Jelas bahwa kekhawatiran pabrikan itu telah melahirkan keresahan yang lebih luas di kalangan petani. Belum keluarnya rencana angka pembelian atau kepastian membeli dari pabrik, membuat petani saat ini bertanya-tanya, apakah mereka harus tetap menanam tembakau? Berapa banyak tembakau itu harus ditanam? Dan apakah itu akan terbeli ketika musim panen nanti? Akhirnya, bagaimana kelanjutan kehidupan petani tembakau?
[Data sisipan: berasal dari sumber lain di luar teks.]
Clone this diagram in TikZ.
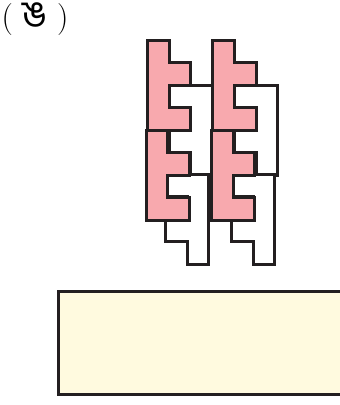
\documentclass[tikz,border=0pt]{standalone}
\usepackage{fontspec}
\newfontfamily\bengalifont[Script=Bengali]{Hind Siliguri}
\usepackage{xcolor}
\usepackage{tikz}
\definecolor{tilepink}{HTML}{F8A9AE}
\definecolor{basecream}{HTML}{FFFADF}
\definecolor{edgeblack}{HTML}{231F20}

% one tile of each colour, placed by its top-left corner (in pixels)
\newcommand{\pinkpiece}[2]{%
  \draw[pinktile, shift={(#1pt,-#2pt)}] (0,0) -- (1,0) -- (1,1) -- (2,1) -- (2,2) -- (1,2)
    -- (1,3) -- (2,3) -- (2,4) -- (0,4) -- cycle;}
\newcommand{\whitepiece}[2]{%
  \draw[whitetile, shift={(#1pt,-#2pt)}] (0,0) -- (2,0) -- (2,4) -- (1,4) -- (1,3) -- (0,3)
    -- (0,2) -- (1,2) -- (1,1) -- (0,1) -- cycle;}

\begin{document}
\begin{tikzpicture}[
    x=21.7pt, y=-22.5pt,
    every node/.style={font=\fontsize{32}{36}\selectfont},
    tile/.style={draw=edgeblack, line width=3pt, line join=miter},
    pinktile/.style={tile, fill=tilepink},
    whitetile/.style={tile, fill=white},
    base/.style={draw=edgeblack, line width=3pt, fill=basecream}
]
\useasboundingbox (0pt,0pt) rectangle (340pt,-405pt);
\node (label) at (35pt,-19pt) {( {\bengalifont\fontsize{38}{40}\selectfont ঙ} )};
% left column
\whitepiece{169.2}{85}
\whitepiece{165.5}{174}
\pinkpiece{147.5}{40}
\pinkpiece{146}{130}
% right column
\whitepiece{234.4}{85}
\whitepiece{231.5}{174}
\pinkpiece{212.7}{40.3}
\pinkpiece{211.5}{130}
% base block
\draw[base] (58pt,-291pt) rectangle (350pt,-394pt);
\end{tikzpicture}
\end{document}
Lebih jelas isi PP 109/2012 yang merusak tata niaga dan mengancam petani tembakau adalah sebagai berikut :

* Pasal 7 tentang diversifikasi produk dari tanaman tembakau

  • Pasal 12 tentang larangan penggunaan tambahan pada produk rokok, termasuk di dalamnya standarisasi bahan baku dan produk tembakau
  • Pasal 14 s/d 22 tentang peringatan kesehatan berupa gambar di kemasan rokok
  • Pasal 24 tentang larangan pencantuman kata/kalimat yang menunjukan rasa aman dan superioritas dari sebuah produk
  • Pasal 27 s/d 31 tentang pengendalian dan larangan iklan rokok
  • Pasal 35 s/d 37 tentang larangan sponsorship dan CSR perusahaan rokok
  • Pasal 49 s/d 52 tentang Kawasan Tanpa Rokok

 

Selain pengaturan ketat terhadap tata niaga tembakau yang ujung-ujungnya akan memiliki dampak ke petani, lebih jauh kami menilai PP 109/2012 ini cacat hukum. Hasil telaah hukum yang dilakukan oleh Tim Pembela Kretek menunjukan beberapa hal terkait aspek inkonstitusional dari PP 109/2012 ini, yaitu :

 

  • PP ini adalah amanat dari Pasal 116 UU Kesehatan 36/2009. Hal ini jelas tidak tepat, karena Pasal 116 itu tidak mengamanatkan untuk menetapkan zat adiktif berupa produk tembakau bagi kesehatan, tetapi hanya zat adiktif saja. Dan ini telah ditegaskan juga dalam putusan Mahkamah Konstitusi No. 66/PUU/IX/2012.
  • Dalam Pasal 8 PP 109/2012 disebutkan soal Kawasan Tanpa Rokok. Hal ini telah melampaui apa yang diamanatkan Pasal 116 UU Kesehatan. Soal KTR sudah ada di Peraturan-peraturan Daerah yang merupakan amanat Pasal 115 UU Kesehatan, sehingga tidak pada tempatnya memasukkan poin itu dalam Peraturan Daerah.

 

Jelas untuk publik ketahui betapa lemahnya regulasi ini dan sarat dipaksakan. Sehingga APTI Bali bersama APTI-APTI dari berbagai daerah di Indonesia beserta seluruh stakeholder yang terkait dalam industri ini dengan tegas menyatakan:

 

  • Menolak tegas PP 109/2012 karena jelas mengancam kehidupan petani tembakau, yang selama ini menjadi sumber kehidupan kami. Pangan, sandang, papan, pendidikan anak, kesejahteraan kami berasal dari tembakau.
  • Respon kami selanjutnya adalah pembelaan diri lewat langkah hukum (gugatan hukum terhadap PP 109/2012) dan langkah politik.